Pero ahora nos devela el secreto de ese vínculo antiguo. ¿Cómo el conocimiento llega a ser sabroso? Como amor. ¿Cómo el saber se hace alimento? Como amor. ¿Cómo la verdad puede ser digerible? Como amor.
De esto que nos enseña la pedagogía de Dios en Cristo podemos extraer la siguiente conclusión: si queremos que una verdad "llegue", si pretendemos que una palabra "edifique" y enriquezca, esa verdad debe reunir dos condiciones: por un lado, debe estar "encarnada"; por otro, debe darse "como amor". Es decir, debe ser una verdad "martirial", que se expone no sólo en nuestros labios sino ante todo en nuestro testimonio de vida; y debe ser una verdad que se transmite en la firme suavidad del amor. Ésta es la verdad de los santos, que son los verdaderos "sabios".
El famoso "relativismo" actual, ese descrédito que, desde hace años, pesa sobre cualquier pretensión de una verdad que trascienda al individuo y llega a descalificar no sólo la idea de verdad sino incluso su misma palabra, hace necesario que quienes creemos en Jesucristo (el que dijo "Yo soy el camino, la verdad y la Vida" -Jn 14, 6-) aprendamos a reformular la verdad del Evangelio con el mismo lenguaje con que nuestro Maestro anunció el Reino de Dios: con el estilo humilde del amor fiel hasta la muerte. Las circunstancias de nuestra hora exigen de nosotros la valentía de proponer -de vivir- una "verdad crucificada", como dice el teólogo italiano Adolfo Russo.
Ciertamente, no es fácil "practicar la verdad en la caridad" (cf. Ef 4, 15). Día a día padecemos las tensiones y las incoherencias que tantas veces nos llevan a radicalizar todavía más el divorcio existente entre verdad y amor... Ya nos rendimos a amores fáciles y amorfos, ya nos anestesiamos con verdades rígidas e impermeables.

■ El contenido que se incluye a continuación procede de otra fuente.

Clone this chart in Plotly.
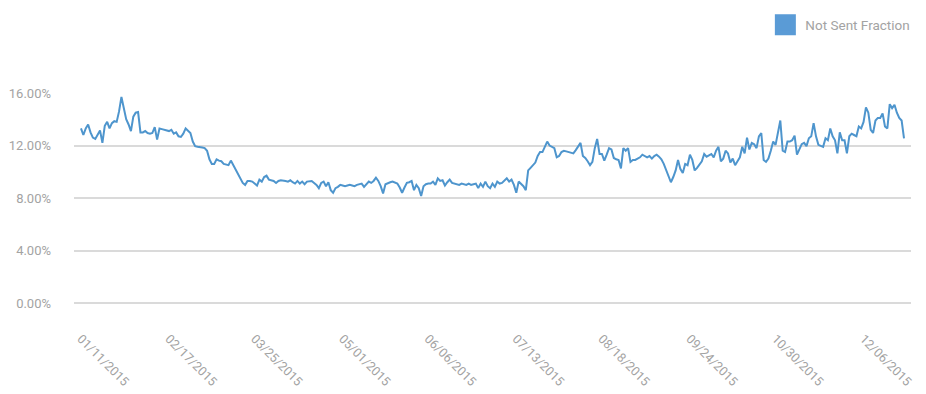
import pandas as pd
import plotly.graph_objects as go

start_date = "2015-01-11"
series_name = "Not Sent Fraction"

# Daily "not sent" fraction, in percent
jan_feb = [13.3, 12.8, 13.3, 13.6, 13.0, 12.6, 12.5, 12.8, 13.15, 12.2,
           13.5, 13.8, 13.3, 13.7, 13.85, 13.8, 14.6, 15.7, 14.8, 14.0,
           13.6, 13.1, 14.2, 14.5, 14.55, 13.0, 13.0, 13.1, 12.95, 12.9,
           12.95, 13.4, 12.45, 13.3, 13.25, 13.2, 13.1, 13.1, 13.2, 12.9,
           13.0, 12.7, 12.65, 12.9, 13.3, 13.1, 12.95, 12.3, 11.95]
mar_apr = [11.9, 11.9, 11.85, 11.8, 11.6, 10.95, 10.6, 10.6, 10.95, 10.85,
           10.8, 10.6, 10.55, 10.5, 10.85, 10.5, 10.1, 9.75, 9.4, 9.15,
           9.0, 9.3, 9.3, 9.25, 9.1, 8.95, 9.4, 9.25, 9.6, 9.7,
           9.4, 9.35, 9.3, 9.15, 9.3, 9.35, 9.35, 9.3, 9.25, 9.35,
           9.2, 9.1, 9.3, 9.1, 9.25, 9.05, 9.25, 9.25, 9.3, 9.15,
           9.0, 8.75, 9.15, 9.25, 8.9, 9.2, 8.6, 8.4, 8.75, 8.85]
may_jul = [9.0, 8.95, 8.9, 8.95, 9.0, 8.95, 8.9, 9.0, 9.05, 9.1,
           8.85, 9.05, 9.25, 9.15, 9.3, 9.55, 9.3, 8.9, 8.35, 9.05,
           9.15, 9.2, 9.25, 9.2, 9.1, 8.8, 8.4, 8.8, 9.15, 9.2,
           9.3, 8.6, 9.0, 8.75, 8.15, 8.9, 9.05, 9.1, 9.1, 9.25,
           9.0, 9.5, 9.3, 9.35, 8.95, 9.2, 9.4, 9.15, 9.1, 9.1,
           9.0, 9.1, 9.05, 9.0, 9.1, 9.0, 9.05, 9.1, 8.75, 9.1,
           8.85, 9.25, 8.9, 8.75, 9.1, 8.85, 9.25, 9.1, 9.15, 9.35,
           9.5, 9.25, 9.4, 9.0, 8.4, 9.25, 9.1, 8.9, 8.6, 10.1,
           10.3, 10.5, 10.7, 11.2, 11.5]
jul_dec = [11.5, 11.9, 12.3, 12.0, 11.9, 11.8, 11.1, 11.2, 11.5, 11.6,
           11.55, 11.5, 11.4, 11.4, 11.65, 11.9, 12.2, 11.2, 11.05, 10.8,
           10.5, 10.75, 11.8, 12.5, 11.35, 11.35, 10.85, 11.3, 11.8, 11.7,
           11.05, 10.95, 10.9, 10.25, 11.8, 11.6, 11.8, 10.75, 10.9, 10.9,
           11.0, 11.1, 11.3, 11.2, 11.1, 11.2, 11.0, 11.2, 11.3, 11.15,
           10.95, 10.6, 10.1, 9.75, 9.2, 9.6, 10.1, 10.9, 10.2, 9.9,
           10.6, 10.5, 11.3, 10.9, 10.1, 10.3, 10.6, 10.8, 11.35, 11.15,
           11.25, 11.35, 11.1, 11.6, 11.9, 10.8, 11.0, 11.6, 11.4, 10.7,
           11.0, 10.5, 10.8, 11.1, 11.9, 11.4, 12.6, 11.7, 12.2, 12.1,
           11.8, 12.7, 12.95, 10.9, 10.75, 11.0, 11.6, 12.3, 12.05, 13.1,
           13.9, 11.6, 11.5, 12.3, 12.3, 12.4, 12.75, 11.3, 11.65, 12.1,
           12.2, 11.95, 12.55, 12.7, 13.7, 12.7, 12.05, 11.95, 11.9, 12.55,
           12.4, 13.3, 12.7, 12.4, 11.4, 13.0, 12.4, 12.4, 11.4, 12.7,
           12.9, 12.8, 12.7, 13.45, 13.3, 13.8, 14.9, 14.5, 13.2, 12.95,
           13.9, 14.1, 14.1, 14.45, 13.45, 13.3, 15.15, 14.85, 15.1, 14.5,
           14.1, 13.9, 12.55]

values = jan_feb + mar_apr + may_jul + jul_dec
dates = pd.date_range(start_date, periods=len(values), freq="D")

tick_dates = ["2015-01-11", "2015-02-17", "2015-03-25", "2015-05-01", "2015-06-06",
              "2015-07-13", "2015-08-18", "2015-09-24", "2015-10-30", "2015-12-06"]
tick_labels = [pd.Timestamp(d).strftime("%m/%d/%Y") for d in tick_dates]
y_ticks = [0, 4, 8, 12, 16]

line_color = "#4e95cd"
legend_color = "#5a9bd6"
text_color = "#a3a3a3"
grid_color = "#dadada"

fig = go.Figure()
fig.add_trace(go.Scatter(x=dates, y=values, mode="lines",
                         line=dict(color=line_color, width=2),
                         showlegend=False, name=series_name))
fig.add_trace(go.Scatter(x=[None], y=[None], mode="markers", name=series_name,
                         marker=dict(symbol="square", size=16, color=legend_color,
                                     line=dict(color=legend_color, width=5))))

pad = pd.Timedelta(days=2.94)
fig.update_layout(
    width=918, height=386,
    margin=dict(l=66, r=15, t=85, b=91, autoexpand=False),
    paper_bgcolor="white", plot_bgcolor="white",
    font=dict(family="Roboto", size=12, color=text_color),
    legend=dict(x=0.826, y=1.324, xanchor="left", yanchor="middle",
                font=dict(size=13.5, color=text_color), itemsizing="trace"),
    xaxis=dict(range=[dates[0] - pad, dates[-1] + pad], automargin=False,
               tickvals=tick_dates, ticktext=tick_labels, tickangle=45,
               showgrid=False, zeroline=False, showline=False,
               ticks="", ticklabelstandoff=25,
               tickfont=dict(size=12.5, color=text_color)),
    yaxis=dict(range=[0, 16], tickvals=y_ticks, automargin=False,
               ticktext=[f"{v:.2f}%" for v in y_ticks],
               showgrid=True, gridcolor=grid_color, gridwidth=1.5,
               zeroline=True, zerolinecolor=grid_color, zerolinewidth=1.5,
               showline=False, ticks="",
               ticklabelstandoff=22,
               tickfont=dict(size=13, color=text_color)),
)

fig.write_html("out.html")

El desafío es poder achicar cada día un poco más esa distancia, aprendiendo a conjugar la verdad en la "sinfonía" de la comunión.
A fin de cuentas, es en la Vida eterna donde se consumará la reconciliación entre palabra y obra, entre verdad y amor. Y por eso es tan lindo lo que dice San Agustín hablando -con ansias- del Cielo: "Que en ti, Señor, me encuentre con todos aquellos que se alimentan de tu verdad en las latitudes de la caridad" (Confesiones, XII, 24, 33).